Megan Emily Tate, 28, of Sylva, appeared before U.S. Magistrate Judge W. Carleton Metcalf last month and pleaded guilty to distributing a substance that contained fentanyl which resulted in serious bodily injury, announced Dena J. King, U.S. Attorney for the Western District of North Carolina. 

Robert J. Murphy, Special Agent in Charge of the Atlanta Field Division of the Drug Enforcement Administration (DEA), which oversees North Carolina, and Jackson County Sheriff Doug Farmer  joined U.S. Attorney King in making the announcement. 

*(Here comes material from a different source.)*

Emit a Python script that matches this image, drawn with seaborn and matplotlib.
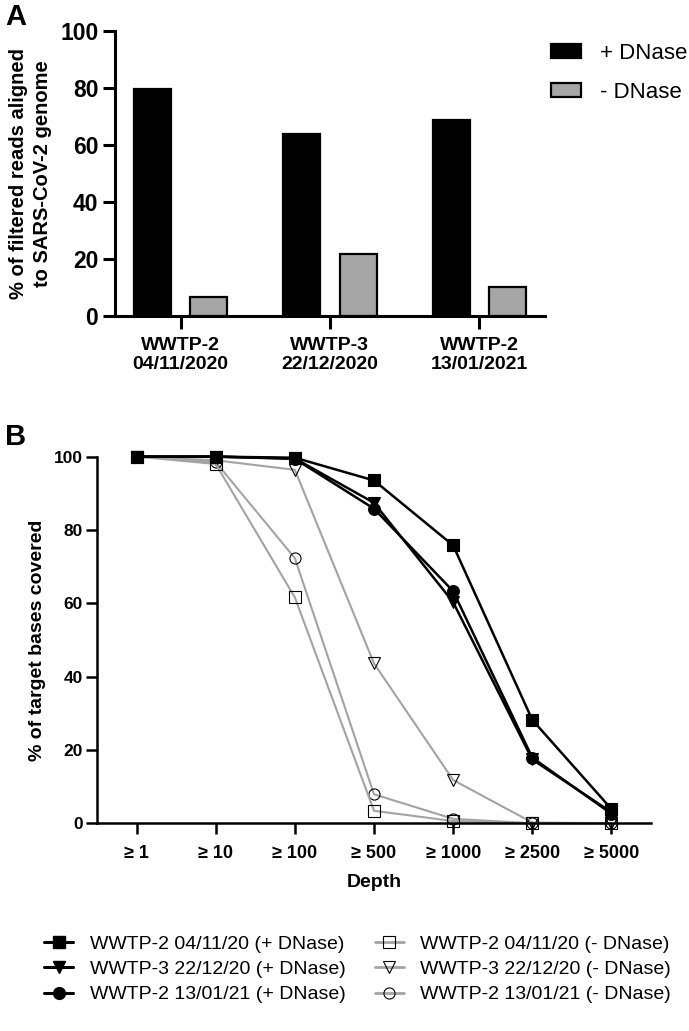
import numpy as np
import pandas as pd
import seaborn as sns
import matplotlib.pyplot as plt
from matplotlib.lines import Line2D
from matplotlib.patches import Patch

# panel A data
samples = ["WWTP-2\n04/11/2020", "WWTP-3\n22/12/2020", "WWTP-2\n13/01/2021"]
treatments = ["+ DNase", "- DNase"]
pct_plus = [79.4, 63.9, 68.6]
pct_minus = [6.8, 21.7, 10.2]

# panel B data
depth_labels = ["≥ 1", "≥ 10", "≥ 100", "≥ 500", "≥ 1000", "≥ 2500", "≥ 5000"]
names = ["WWTP-2 04/11/20 (+ DNase)", "WWTP-3 22/12/20 (+ DNase)", "WWTP-2 13/01/21 (+ DNase)",
         "WWTP-2 04/11/20 (- DNase)", "WWTP-3 22/12/20 (- DNase)", "WWTP-2 13/01/21 (- DNase)"]
cov_w2_nov_plus = [100, 100, 99.7, 93.5, 75.8, 28.2, 3.9]
cov_w3_dec_plus = [100, 100, 99.5, 87.4, 60.3, 17.4, 3.0]
cov_w2_jan_plus = [100, 100, 99.4, 85.8, 63.3, 17.9, 2.6]
cov_w2_nov_minus = [100, 98.0, 61.6, 3.4, 0.6, 0.0, 0.0]
cov_w3_dec_minus = [100, 99.0, 96.4, 43.6, 11.8, 0.2, 0.0]
cov_w2_jan_minus = [100, 98.5, 72.3, 7.9, 1.2, 0.0, 0.0]

sns.set_theme(style="ticks")
plt.rcParams['font.family'] = ['Liberation Sans', 'DejaVu Sans']
plt.rcParams['text.color'] = 'black'
plt.rcParams['axes.labelcolor'] = 'black'
plt.rcParams['xtick.color'] = 'black'
plt.rcParams['ytick.color'] = 'black'
plt.rcParams['axes.edgecolor'] = 'black'

BLACK = "#000000"
GREY = "#a6a6a6"
LGREY = "#a3a3a3"

fig = plt.figure(figsize=(6.89, 10.31), dpi=100)

# ---- A) barras
axA = fig.add_axes([0.1669, 0.6935, 0.624, 0.2767])
dfA = pd.DataFrame({
    "sample": samples * 2,
    "pct": pct_plus + pct_minus,
    "treatment": [treatments[0]] * 3 + [treatments[1]] * 3,
})
sns.barplot(data=dfA, x="sample", y="pct", hue="treatment",
            palette={treatments[0]: BLACK, treatments[1]: GREY},
            width=0.752, gap=0.34, saturation=1, edgecolor="black",
            linewidth=1.6, legend=False, ax=axA)
axA.set_xlim(-0.44, 2.44)
axA.set_ylim(0, 100)
axA.set_yticks([0, 20, 40, 60, 80, 100])
axA.set_xlabel("")
axA.set_ylabel("% of filtered reads aligned\nto SARS-CoV-2 genome", fontsize=14.5,
               fontweight="bold", linespacing=1.3, labelpad=6)
sns.despine(ax=axA)
for s in ["left", "bottom"]:
    axA.spines[s].set_linewidth(2.2)
axA.tick_params(axis="both", width=2.2, length=9, direction="out")
axA.tick_params(axis="y", labelsize=16.5, pad=3)
axA.tick_params(axis="x", labelsize=14, pad=6)
for t in axA.get_xticklabels() + axA.get_yticklabels():
    t.set_fontweight("bold")

legA = [Patch(facecolor=BLACK, edgecolor="black", linewidth=1.6),
        Patch(facecolor=GREY, edgecolor="black", linewidth=1.6)]
fig.legend(legA, treatments, loc="upper left", bbox_to_anchor=(551 / 689, 1 - 43 / 1031),
           frameon=False, fontsize=16, handlelength=1.35, handleheight=0.62,
           handletextpad=0.85, labelspacing=0.8, borderpad=0, borderaxespad=0)

# ---- B) lineas
axB = fig.add_axes([0.1408, 0.2015, 0.804, 0.3556])
xpos = np.arange(len(depth_labels))
grey_series = [(cov_w2_jan_minus, "o", names[5]), (cov_w3_dec_minus, "v", names[4]),
               (cov_w2_nov_minus, "s", names[3])]
black_series = [(cov_w2_jan_plus, "o", names[2]), (cov_w3_dec_plus, "v", names[1]),
                (cov_w2_nov_plus, "s", names[0])]
handles = {}
for vals, m, lab in grey_series:
    sns.lineplot(x=xpos, y=vals, ax=axB, color=LGREY, linewidth=1.5, marker=m,
                 markersize=8 if m != "v" else 9, markerfacecolor="none",
                 markeredgecolor="black", markeredgewidth=0.8, clip_on=False)
    handles[lab] = Line2D([], [], color=LGREY, linewidth=2, marker=m, markersize=8,
                          markerfacecolor="none", markeredgecolor="black",
                          markeredgewidth=0.8)
for vals, m, lab in black_series:
    sns.lineplot(x=xpos, y=vals, ax=axB, color=BLACK, linewidth=1.8, marker=m,
                 markersize=8.5 if m != "v" else 9, markerfacecolor="black",
                 markeredgecolor="black", markeredgewidth=0.8, clip_on=False)
    handles[lab] = Line2D([], [], color=BLACK, linewidth=2.2, marker=m, markersize=8.5,
                          markerfacecolor="black", markeredgecolor="black")

axB.set_xlim(-0.5, 6.5)
axB.set_ylim(0, 100)
axB.set_xticks(xpos)
axB.set_xticklabels(depth_labels)
axB.set_yticks([0, 20, 40, 60, 80, 100])
axB.set_xlabel("Depth", fontsize=14, fontweight="bold", labelpad=8)
axB.set_ylabel("% of target bases covered", fontsize=14, fontweight="bold", labelpad=6)
sns.despine(ax=axB)
for s in ["left", "bottom"]:
    axB.spines[s].set_linewidth(1.8)
axB.tick_params(axis="both", width=1.8, length=8, direction="out")
axB.tick_params(axis="y", labelsize=12.5, pad=2)
axB.tick_params(axis="x", labelsize=13, pad=8)
for t in axB.get_xticklabels() + axB.get_yticklabels():
    t.set_fontweight("bold")

fig.legend([handles[n] for n in names], names, loc="upper left", ncol=2,
           bbox_to_anchor=(44 / 689, 1 - 935 / 1031), frameon=False, fontsize=14,
           handlelength=1.5, handletextpad=0.85, columnspacing=1.5, labelspacing=0.4,
           borderpad=0, borderaxespad=0)

fig.text(5 / 689, 1 - 3 / 1031, "A", fontsize=21, fontweight="bold", va="top", ha="left")
fig.text(5 / 689, 1 - 423 / 1031, "B", fontsize=21, fontweight="bold", va="top", ha="left")

fig.savefig("out.png", dpi=100)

According to filed court documents and the plea hearing, in April 2021, deputies with the Jackson County Sheriff’s Office arrested Tate for suspected distribution of fentanyl. Court records show that while Tate was in custody at the Jackson County Detention Center, she supplied two inmates with fentanyl, causing them to overdose. As a result, both overdose victims were transported to the hospital, and one victim was placed on a ventilator. Both victims later recovered from their drug overdose. According to court documents, over the course of the investigation into the drug overdose incidents, law enforcement determined that Tate had supplied each victim with a substance that contained fentanyl, which Tate was able to conceal and later retrieve from a body cavity. 

According to the DEA, fentanyl is a synthetic opioid that is 50 times more potent than heroin and 100 times more potent than morphine. Fentanyl remains the deadliest drug threat in the United States. According to the CDC, more than 100,000 people in the United States died of drug overdoses and drug poisonings in the 12-month period ending in January 2022. Sixty-seven percent of those deaths involved synthetic opioids like fentanyl. Some of these deaths were attributed to fentanyl mixed with other illicit drugs like cocaine, methamphetamine, and heroin, with many users unaware they were actually taking fentanyl. 

Tate is currently in federal custody. At sentencing, Tate faces a sentence of 20 years in prison. A sentencing date has not been set. 

U.S. Attorney King thanked the DEA’s Asheville Post of Duty and the Jackson County Sheriff’s Office for their investigation of this case. 

Assistant U.S. Attorney Thomas Kent of the U.S. Attorney’s Office in Charlotte is prosecuting the case.